Much as I hate to disagree with Gary Younge, I can’t get on board with his utopian vision of the upcoming World Cup evoking a “collective sense of latent English identity . . . infused with positive energy”.
I despise the World Cup. I will not be supporting England, nor any other team.
I refuse to get excited about some wealthy, misogynist jocks tossing a ball around in the name of patriotism and product endorsement. Mistrust of team sports as a fulcrum of social organisation comes naturally to me. I’m a proud, card-carrying member of the sensitive, wheezy, malcoordinated phalanx of the population for whom the word “football” still evokes painful memories of organised sadism and unspecified locker-room peril.
I’m a humourless, paranoid, liberal, feminist pansy who would prefer to spend the summer sitting in a dark room, contemplating the future of the British left and smoking myself into an early grave.
The fact remains, however, that there are more pressing things to worry about over the soccer season than the state of Frank Lampard’s admittedly shapely calves. This country is in crisis. Young people are in crisis, poor people are in crisis, unemployment stands at 2.5 million, the labour movement is still leaderless and directionless, and there’s a brutal train of Tory public-service cuts coming over the hill.
In short, the left has more important things to do than draw up worthy charts determining which Fifa team is worth supporting on the basis of global development indicators.The British left has an uneasy relationship with international sport.
Liberal alarm bells can’t help but start ringing when a bunch of overpaid PE teachers get together to orchestrate a month of corporate-sponsored quasi-xenophobia; however, as soon as World Cup fever rolls around, members of the otherwise uninterested bourgeois left feel obliged to muster at least a sniffle of enthusiasm, sensing that not to do so is somehow elitist.
This is a misplaced notion: football is no longer the people’s sport. Just look at the brutal contempt that the police reserve for fans, or count the number of working-class Britons who can afford to attend home matches, much less the festivities in South Africa. Then there’s the uncomfortable fact that the World Cup is only and always about men.

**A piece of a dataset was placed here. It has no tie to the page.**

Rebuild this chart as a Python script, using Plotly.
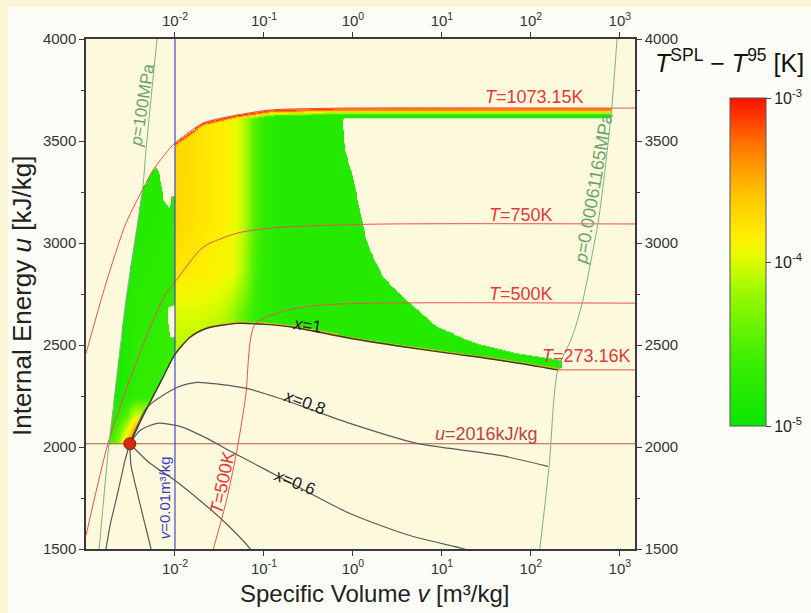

Younge is right to celebrate that race is no longer an impediment to his young niece’s and nephew’s vision of football as a world “in which they have a reasonable chance of succeeding” — but unfortunately, his niece can forget about it. Even if she were to make it to the big leagues, she would be forbidden to play in the World Cup: the women’s league, held separately next year, garners barely a fraction of the media coverage devoted to proper football, where the only significant female figures are footballers’ wives.
In South Africa itself, female players are lucky if they are merely dismissed — barely two years ago, Eudy Simelane, star of the South African women’s team, was raped and murdered for the crime of being a lesbian.
There is something suspect about a people’s sport that violently excludes more than half the people, and boozy, borderline misogynist pseudo-nationalism is the last thing Britain needs to help foster a badly needed sense of community. George Orwell observed in 1941 that “in England all the boasting and flag-wagging, the ‘Rule Britannia’ stuff, is done by small minorities . . . The patriotism of the common people is not vocal or even conscious.”
Britain itself is a shuffling, gloriously dissipated nation that also includes many people from Scotland, Ireland and Wales. By contrast, the kitsch, horn-honking vision of English identity associated with World Cup-EnglandTM is too easily co-opted by big business in an effort to get us to spend money on booze, branded sportswear and chocolate bars emblazoned with the England flag. B&Q, which expects to make a loss over the season, has even released a range of garden gnomes wearing the England strip, which rather sums up the twee consumer desperation of World Cup season.
Marketing strategists clearly envision the people of England drinking and shopping the summer away, safe in the knowledge that national pride is being guarded by a regiment of xenophobic pottery goblins. This cheery commoditised nationalism runs unnervingly close to the uglier face of engineered “English pride”.
Of course, not everyone who displays an England flag is a fascist, but a few of the flags in circulation will undoubtedly be reused at the upcoming EDL rally in east London, which plans to process through the same streets where Oswald Mosley’s Blackshirts marched in 1936.
As football season begins, England flags are once more emerging like a welter of giant sticking plasters where social injury is keenest, in areas where the coming cuts will be deepest.
Meanwhile, the left still has no coherent response to Britain’s bricolage of troubles. The problem with footie as commodified nationalism is that it leaves the left wing entirely undefended.
The tacky, tribalistic, red-and-white bandage of cheesy national sentiment is already stifling the healing power of political expediency. And as the people gear up to root for EnglandTM, the left’s best chance to reorganise and re-energise is deflating like a football, smashed against a wall by idiot children.